What happens when a centuries long mission to an exoplanet finally arrives? In Shades of Earth, the final installment of Beth Revis’ sci-fi epic, for one thing, Earth has long since beat the colonists to it––and their prospects on this brave new world don’t look good.
The trilogy’s first two installments, Across the Universe (yes, after the song) and A Million Suns, explore a society formed on a generational ship, the Godspeed, over hundreds of years in isolation: various crises with no assistance from home have bred a tightly-regulated micro-dystopia, with drugs pumped into the populace to keep it docile and incendiary truths tightly guarded from view. The Godspeed has no captain, only a succession of absolute power through generations of clones who hold the title Eldest. Tensions come to a head, though, when the original members of the mission, scientists and military personnel who agreed to pass the centuries until arrival in cryogenic slumber, start mysteriously waking, and Amy, the daughter of a colonel, falls in love with Elder, a young leader-in-waiting who has yet to learn the worst of his regime’s secrets.
As it turns out, Godspeed has been parked at its destination, a habitable exoplanet dubbed “Centauri-Earth,” for some time, and as the ship falls into disrepair, disembarking emerges as the only path to survival. But Shades of Earth shows us a Centauri-Earth riddled with dangers––aside from the sharpening tensions between the ship-born inhabitants of Godspeed and the Earthlings just awakened from sleep.

Revis’ worldbuilding is a tightly-wound coil that never stops unfurling: personal drama is aplenty, but the past and its glaring omissions lend the trilogy most of its suspense. Every plot twist emerges from the ashes of history, in both earlier books and Shades of Earth, so it’s no surprise that Centauri-Earth is hardly what it seems. Layered under the struggle for survival in this volume is a deeper, sustaining mystery: the question of circumstance, and the truth of how it came to be. With both elements, the terror of an alien world and the whiffs of vague past catastrophe and possible conspiracy, Revis creates a stomping ground for her sci-fi that antagonizes the colonists in multiple ways, yielding a survival story that really uses its surroundings, not just as a force to struggle against, but as a source of revelation. It’s illuminating to dig in Revis’ sandbox and find the treasures she’s buried there––even more so that some of them take the whole book to uncover.
Those more stubborn details build to an even more powerful conclusion: when the real culprits, conspiracies, and causes are hidden, it is all the more compelling when the monster at the reader’s feet scurries away, and a deeper growl from above prompts them to look up, and meet the real one.

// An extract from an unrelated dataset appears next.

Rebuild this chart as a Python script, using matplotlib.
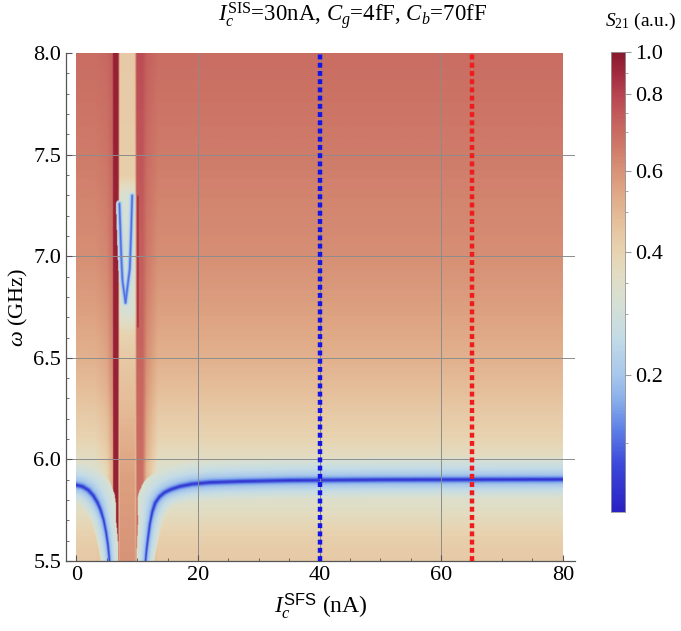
import numpy as np
import matplotlib
matplotlib.use("Agg")
import matplotlib.pyplot as plt
from matplotlib.colors import LinearSegmentedColormap

plt.rcParams['font.family'] = ['Liberation Serif', 'DejaVu Serif']
plt.rcParams['mathtext.fontset'] = 'custom'
plt.rcParams['mathtext.rm'] = 'Liberation Serif'
plt.rcParams['mathtext.it'] = 'Liberation Serif:italic'
plt.rcParams['mathtext.sf'] = 'Liberation Sans'

# --- values ---
# S21 far from any resonance, as a function of omega (GHz)
bg_omega = [5.5, 5.6, 5.7, 5.8, 5.95, 6.0, 6.1, 6.2, 6.35, 6.5, 6.75, 7.0, 7.5, 8.0]
bg_s21 = [0.44, 0.42, 0.38, 0.34, 0.33, 0.36, 0.40, 0.43, 0.48, 0.52, 0.57, 0.61, 0.66, 0.70]

# resonance line, left and right of the stripes (Ic in nA, omega in GHz)
res_left_ic = [0, 1, 2, 2.8, 3.5, 4.0, 4.5, 4.9, 5.2, 5.4, 5.5]
res_left_omega = [5.872, 5.865, 5.847, 5.82, 5.785, 5.75, 5.70, 5.64, 5.58, 5.52, 5.48]
res_right_ic = [11.3, 11.4, 11.55, 11.75, 12.1, 12.5, 13.0, 13.7, 14.5, 15.5, 17, 19, 22, 27, 35, 50, 80]
res_right_omega = [5.45, 5.5, 5.55, 5.6, 5.68, 5.74, 5.785, 5.815, 5.835, 5.85, 5.865,
                   5.877, 5.885, 5.89, 5.895, 5.898, 5.9]

# V-shaped resonance inside the pale stripe
v_ic = [7.1, 7.4, 7.6, 8.1, 8.8, 9.0, 9.2]
v_omega = [7.26, 7.0, 6.88, 6.77, 6.94, 7.10, 7.30]

# S21 across the resonance vs distance from it (screen px)
dip_px = [0, 1, 2, 3.5, 6, 10, 15, 22]
dip_s21 = [0.03, 0.07, 0.12, 0.17, 0.21, 0.25, 0.29, 0.33]
dipv_px = [0, 1, 2, 3.5]
dipv_s21 = [0.08, 0.15, 0.24, 0.3]

# vertical stripes around Ic = 6..11 nA
dark_ic = [5.9, 6.15, 6.85, 7.05]
dark_s21 = 0.95
mid_ic = [6.9, 7.2, 9.6, 9.9]
mid_omega = [5.5, 5.9, 6.2, 6.5, 6.62, 6.72, 7.0, 7.3, 7.4, 8.0]
mid_s21 = [0.60, 0.57, 0.50, 0.44, 0.40, 0.32, 0.30, 0.32, 0.42, 0.44]
red2_ic = [9.7, 9.95, 10.9, 11.6, 13.5]
red2_w = [0, 1, 1, 0.45, 0]
red2_omega = [5.5, 6.5, 8.0]
red2_s21 = [0.68, 0.72, 0.78]
halo_ic = [3.0, 5.0, 5.9]
halo_w = [0, 0.12, 0.4]
halo_s21 = 0.8
dots_ic = 10.15
dots_omega = [6.65, 7.3]

# markers of the two cuts
cut_ic = [40, 65]
cut_colors = ['#1414e6', '#ee1c1c']

# colour bar: tick values and their relative height on the bar
cb_values = [0.0, 0.2, 0.4, 0.6, 0.8, 1.0]
cb_frac = [0.0, 0.298, 0.565, 0.741, 0.909, 1.0]
cb_minor = [0.1, 0.3, 0.35, 0.5, 0.55, 0.7, 0.75, 0.9]

cmap = LinearSegmentedColormap.from_list('s21', [
    (0.00, '#2a22c4'), (0.10, '#3c48da'), (0.18, '#5f82e6'), (0.24, '#88aeea'),
    (0.298, '#a8c8ec'), (0.38, '#c4dce6'), (0.46, '#d8e0d2'), (0.52, '#e2dcc2'),
    (0.565, '#e8d4b2'), (0.63, '#e6c09c'), (0.69, '#e0aa88'), (0.741, '#d89478'),
    (0.80, '#ce7868'), (0.86, '#c45e5c'), (0.909, '#b84552'), (0.96, '#a02a3c'),
    (1.00, '#8a1a2e')])

# --- build the map ---
px_x, px_y = 6.08, 203.2  # screen px per nA and per GHz
x = np.linspace(0, 80, 900)
w = np.linspace(5.5, 8.0, 520)
X, W = np.meshgrid(x, w)


def lerp(a, b, t):
    return a * (1 - t) + b * t


def poly_dist(xs, ys):
    xs = np.asarray(xs) * px_x
    ys = np.asarray(ys) * px_y
    Xp, Wp = X * px_x, W * px_y
    d = np.full(X.shape, np.inf)
    for i in range(len(xs) - 1):
        dx, dy = xs[i + 1] - xs[i], ys[i + 1] - ys[i]
        t = np.clip(((Xp - xs[i]) * dx + (Wp - ys[i]) * dy) / (dx * dx + dy * dy), 0, 1)
        d = np.minimum(d, np.hypot(Xp - xs[i] - t * dx, Wp - ys[i] - t * dy))
    return d


S = np.interp(W, bg_omega, bg_s21)
S = lerp(S, np.interp(W, red2_omega, red2_s21), np.interp(X, red2_ic, red2_w))
S = lerp(S, halo_s21, np.interp(X, halo_ic, halo_w, right=0))
S = lerp(S, np.interp(W, mid_omega, mid_s21), np.interp(X, mid_ic, [0, 1, 1, 0]))
S = lerp(S, dark_s21, np.interp(X, dark_ic, [0, 1, 1, 0]))
on_dots = (np.abs(X - dots_ic) < 0.15) & (W > dots_omega[0]) & (W < dots_omega[1])
S[on_dots] = 0.88

scale = np.interp(W, [5.5, 5.7, 5.82, 5.9], [0.4, 0.55, 0.85, 1.0])
d_res = np.minimum(poly_dist(res_left_ic, res_left_omega),
                   poly_dist(res_right_ic, res_right_omega)) / scale
S = np.minimum(S, np.interp(d_res, dip_px, dip_s21, right=1.0))
S = np.minimum(S, np.interp(poly_dist(v_ic, v_omega), dipv_px, dipv_s21, right=1.0))

frac = np.interp(S, cb_values, cb_frac)

# --- figure ---
fig = plt.figure(figsize=(6.81, 6.31), dpi=100)
ax = fig.add_axes([0.0969, 0.1109, 0.7474, 0.805])
ax.imshow(frac, cmap=cmap, vmin=0, vmax=1, origin='lower', aspect='auto',
          extent=[0, 80, 5.5, 8.0], interpolation='bilinear', zorder=0)

for v in [20, 40, 60]:
    ax.axvline(v, color='#8c8c8c', lw=0.7, zorder=1)
for v in [6.0, 6.5, 7.0, 7.5]:
    ax.axhline(v, color='#8c8c8c', lw=0.7, zorder=1)
for c, col in zip(cut_ic, cut_colors):
    ax.plot([c, c], [5.5, 8.0], color=col, lw=3.2, linestyle=(0, (1.1, 0.75)),
            solid_capstyle='butt', zorder=3)

ax.set_xlim(-1.7, 82)
ax.set_ylim(5.5, 8.0)
for s in ['top', 'right']:
    ax.spines[s].set_visible(False)
for s in ['left', 'bottom']:
    ax.spines[s].set_color('#555555')
    ax.spines[s].set_linewidth(0.9)
ax.set_xticks([0, 20, 40, 60, 80])
ax.set_xticks(np.arange(0, 81, 5), minor=True)
ax.set_yticks([5.5, 6.0, 6.5, 7.0, 7.5, 8.0])
ax.set_yticklabels(['5.5', '6.0', '6.5', '7.0', '7.5', '8.0'])
ax.set_yticks(np.arange(5.5, 8.01, 0.1), minor=True)
ax.tick_params(which='both', direction='in', color='#555555', labelsize=16)
ax.tick_params(which='major', length=4.5, width=0.8)
ax.tick_params(which='minor', length=2.5, width=0.6)
ax.set_xlabel(r'$I_c^{\mathsf{SFS}}$ (nA)', fontsize=17, labelpad=5)
ax.set_ylabel(r'$\omega$ (GHz)', fontsize=16, labelpad=2)
fig.text(0.517, 0.975, r'$I_c^{\mathrm{SIS}}$=30nA, $C_g$=4fF, $C_b$=70fF',
         fontsize=16.5, ha='center', va='center')

cax = fig.add_axes([0.897, 0.1886, 0.0206, 0.729])
cax.imshow(np.linspace(0, 1, 400)[:, None], cmap=cmap, origin='lower', aspect='auto',
           extent=[0, 1, 0, 1])
cax.set_xticks([])
cax.yaxis.tick_right()
cax.set_yticks(cb_frac[1:])
cax.set_yticklabels(['%.1f' % v for v in cb_values[1:]])
cax.set_yticks(np.interp(cb_minor, cb_values, cb_frac), minor=True)
cax.tick_params(which='both', direction='out', color='#999999', labelsize=16)
cax.tick_params(which='major', length=4, width=0.8)
cax.tick_params(which='minor', length=2.5, width=0.6)
for s in cax.spines.values():
    s.set_color('#999999')
    s.set_linewidth(0.6)
fig.text(0.94, 0.966, r'$S_{21}$ (a.u.)', fontsize=14, ha='center', va='center')

fig.savefig('out.png', dpi=100)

In Shades of Earth, power is cleverly nestled in its designs and machinations, sending the characters immediate threats and keeping them in the dark about its true nature. The structure Revis creates for this in her plot is layered, so rife with complete shifts in paradigm that the final reveals are a rousing breath of release. Though they may read as deus ex machina to some, these sudden, all-consuming realizations have a surprising thematic utility, one that can be found in the likes of Doctor Who. (It’s reasonable to infer that the show had a a direct influence on the work––the author’s notes in her short story anthology, The Future Collection, cite it directly.)

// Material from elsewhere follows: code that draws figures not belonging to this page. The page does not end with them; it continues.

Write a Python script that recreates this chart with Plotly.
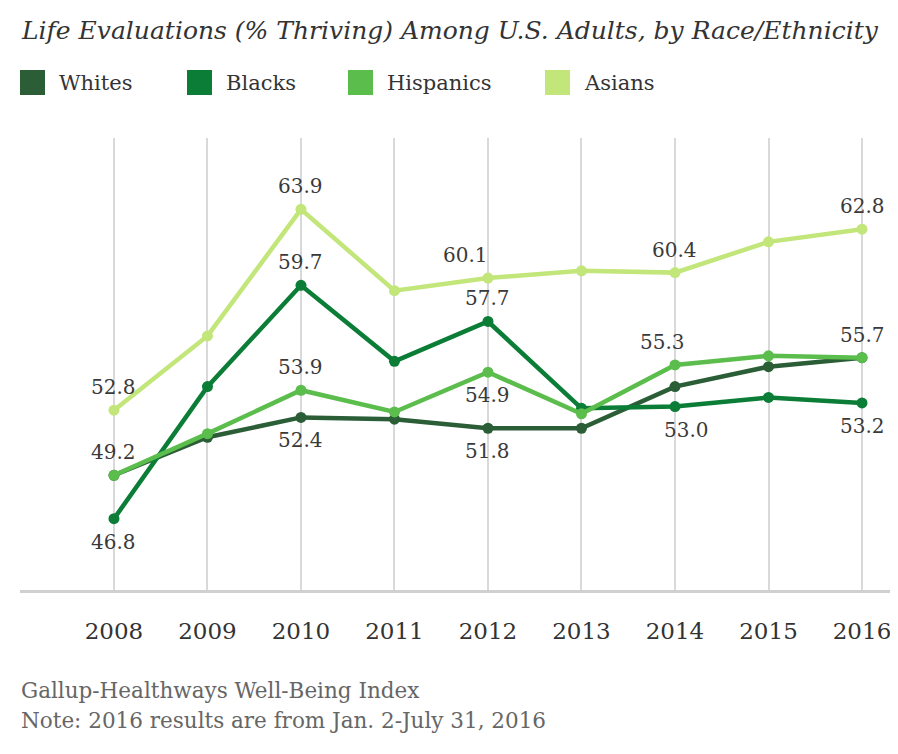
import plotly.graph_objects as go

years = [2008, 2009, 2010, 2011, 2012, 2013, 2014, 2015, 2016]
whites = [49.2, 51.3, 52.4, 52.3, 51.8, 51.8, 54.1, 55.2, 55.7]
blacks = [46.8, 54.1, 59.7, 55.5, 57.7, 52.9, 53.0, 53.5, 53.2]
hispanics = [49.2, 51.5, 53.9, 52.7, 54.9, 52.6, 55.3, 55.8, 55.7]
asians = [52.8, 56.9, 63.9, 59.4, 60.1, 60.5, 60.4, 62.1, 62.8]

series = {"Whites": whites, "Blacks": blacks, "Hispanics": hispanics, "Asians": asians}
colors = {"Whites": "#2b5e36", "Blacks": "#0b7d36", "Hispanics": "#5bbd4c", "Asians": "#c2e67a"}

# which points get a value label: (series, year, above/below, xshift)
labels = [
    ("Asians", 2008, 1, 0), ("Whites", 2008, 1, 0), ("Blacks", 2008, -1, 0),
    ("Asians", 2010, 1, 0), ("Blacks", 2010, 1, 0), ("Hispanics", 2010, 1, 0), ("Whites", 2010, -1, 0),
    ("Asians", 2012, 1, -22), ("Blacks", 2012, 1, 0), ("Hispanics", 2012, -1, 0), ("Whites", 2012, -1, 0),
    ("Asians", 2014, 1, 0), ("Hispanics", 2014, 1, -12), ("Blacks", 2014, -1, 12),
    ("Asians", 2016, 1, 0), ("Hispanics", 2016, 1, 0), ("Blacks", 2016, -1, 0),
]

# page body has an 8px margin, so work in page pixels and shift back
OFF = 8
W, H = 898 - OFF, 754 - OFF
L, R, T, B = 20 - OFF, 0, 138 - OFF, 164
pw, ph = W - L - R, H - T - B


def px(x):
    return (x - OFF - L) / pw


def py(y):
    return (H - B - (y - OFF)) / ph


serif = "DejaVu Serif"

fig = go.Figure()
for name, vals in series.items():
    fig.add_trace(go.Scatter(
        x=years, y=vals, name=name, mode="lines+markers",
        line=dict(color=colors[name], width=4.5),
        marker=dict(color=colors[name], size=11),
        showlegend=False, hoverinfo="skip",
    ))

for name, yr, side, xs in labels:
    v = series[name][years.index(yr)]
    fig.add_annotation(
        x=yr, y=v, text=f"{v:.1f}", showarrow=False,
        yshift=23 * side, xshift=xs,
        font=dict(family=serif, size=20, color="#3a3a3a"),
    )

# legend drawn by hand: square + name
legend_pos = {"Whites": 20, "Blacks": 187, "Hispanics": 348, "Asians": 545}
for name, x0 in legend_pos.items():
    fig.add_shape(type="rect", xref="paper", yref="paper",
                  x0=px(x0), x1=px(x0 + 25), y0=py(95), y1=py(70),
                  fillcolor=colors[name], line=dict(width=0))
    fig.add_annotation(xref="paper", yref="paper", x=px(x0 + 37), y=py(83),
                       text=name, showarrow=False, xanchor="left", yanchor="middle",
                       font=dict(family=serif, size=21, color="#333333"))

fig.add_annotation(xref="paper", yref="paper", x=px(19), y=py(31),
                   text="<i>Life Evaluations (% Thriving) Among U.S. Adults, by Race/Ethnicity</i>",
                   showarrow=False, xanchor="left", yanchor="middle",
                   font=dict(family=serif, size=25, color="#333333"))
fig.add_annotation(xref="paper", yref="paper", x=px(19), y=py(690),
                   text="Gallup-Healthways Well-Being Index", showarrow=False,
                   xanchor="left", yanchor="middle",
                   font=dict(family=serif, size=21.5, color="#666666"))
fig.add_annotation(xref="paper", yref="paper", x=px(19), y=py(720),
                   text="Note: 2016 results are from Jan. 2-July 31, 2016", showarrow=False,
                   xanchor="left", yanchor="middle",
                   font=dict(family=serif, size=21.5, color="#666666"))

fig.update_layout(
    width=W, height=H,
    margin=dict(l=L, r=R, t=T, b=B),
    plot_bgcolor="white", paper_bgcolor="white",
    xaxis=dict(
        range=[2006.995, 2016.385], tickvals=years, ticktext=[str(y) for y in years],
        showgrid=True, gridcolor="#d9d9d9", gridwidth=2,
        showline=True, linecolor="#d0d0d0", linewidth=3,
        ticks="", ticklabelstandoff=18,
        tickfont=dict(family=serif, size=23, color="#333333"),
        zeroline=False, fixedrange=True,
    ),
    yaxis=dict(
        range=[42.86, 67.84], showgrid=False, showticklabels=False,
        zeroline=False, showline=False, fixedrange=True,
    ),
)

fig.write_html("out.html")
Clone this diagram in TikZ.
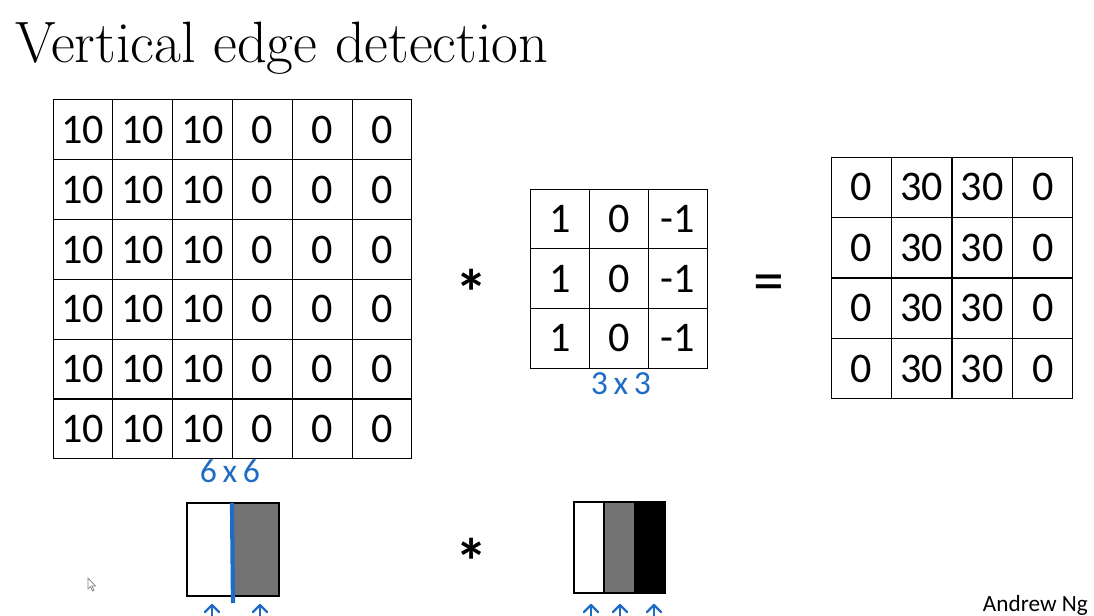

Doctor Who has boundless faith in human beings, so much so that its greatest heartbreaks happen when people fail to act as their best selves in situations of crisis that demand it, from paranoia in the episode “Midnight” to trigger-happy dealings with another species in “The Hungry Earth” and “In Cold Blood.” (All three of these are magnificent episodes, by the way.)
There are echoes of this in Shades of Earth, with devastatingly authentic depictions of peace gone awry. The book is defined by compassion when it comes to unpacking the unproductive tensions between ship-borns and Earth-borns: compassionate not only in understanding and forgiving their motives but also in terms of emphasizing how devastating this animosity is for everyone involved, and how it pulls attention away from the real source of harm. Here, Revis writes the ultimate tragedy: human beings too beholden to their nature to recognize the institutions and authorities that actually pose a threat. It has all the trappings of free will, with the tart smack of inevitability.
Revis does this especially well with Amy’s father, the Earth-born Colonel Martin, who reacts to the hostile environment and the ship-borns foolishly yet predictably. He has a compassionate side––it shows very obviously in his interactions with his daughter––but it isn’t enough to resist paranoia, and, in the tradition of tragic flaws, gets warped under pressure. It’s heartbreaking in him because it’s heartbreaking in everyone else. Shades of Earth genuinely believes its characters are better than this. It gets its gravity from the painful fact that they very often aren’t.